In 2022, as Diversity and Inclusion was under attack in Florida, an Interfaith Center student became Student Government President, campaigning on providing a more robust room to accommodate more students for prayer and reflection. For the next year, students benefitted from that new opportunity. Muslim students were able to pray in groups. Jewish students began using the room more frequently, and it saw a lot of use overall. Though the next SG Student President would not continue this room in Fall 2023, the seed was planted.

Several months later, I came to the end of my tenure at the Interfaith Center. Several days before my last day I got news. And on my last day, after 3 years working to secure a larger prayer & reflection room to accommodate need, through student & staff advocacy, we persuaded the President of the University to designate a permanent space in the Student Union.

I did cry. I worked really hard for it. It is not easy to get space on campus, and we faced setbacks. I had no idea it would happen before I left. To be able to go knowing this has been established for our students, faculty, staff - my heart was full and grateful for all who helped it along.
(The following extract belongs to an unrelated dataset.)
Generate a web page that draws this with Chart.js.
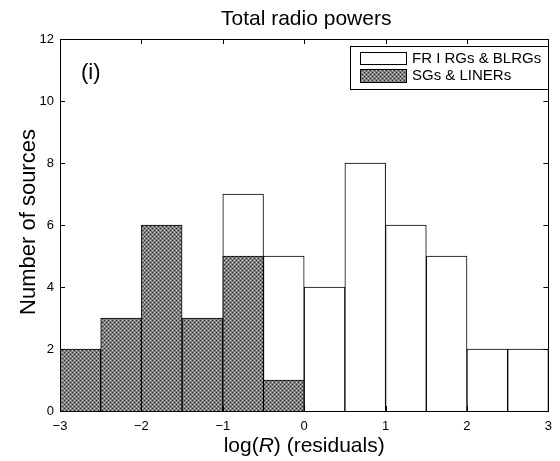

It spoke to the beauty of our UNF community. It started with Muslim students advocating for themselves, and their dignity led to a resource for all. The Interfaith Center took the administrative lead in advocating, and Interim President Pam Chally and Student Union staff helped establish a temporary space. Then, 2022-2023 Student Government President Nathaniel Rodefer was the one who made it a priority and designated a room in his purview “The Interfaith Space”, where the Interfaith Center was able to document over 550 uses in 9 months. When this space was removed, students spoke up strongly against the loss of that resource, and student media, the Spinnaker, kept the spotlight on this important story. Former Chief Diversity Officer and current VP for Community Engagement and Partnerships Richmond Wynn consistently advocated for this resource, and President Limayem pledged to resolve the issue. When I presented a solution considered in the past but never embraced, a rarely used graduate student lounge, the President finally said yes. And now, 2 years later, you can still find that permanent large Prayer and Reflection room in the Student Union. Even as the Interfaith Center sadly was closed, like other diversity centers at UNF due to state law, nonetheless, this permanent space is established, in frequent use every day, and will remain a resource on campus.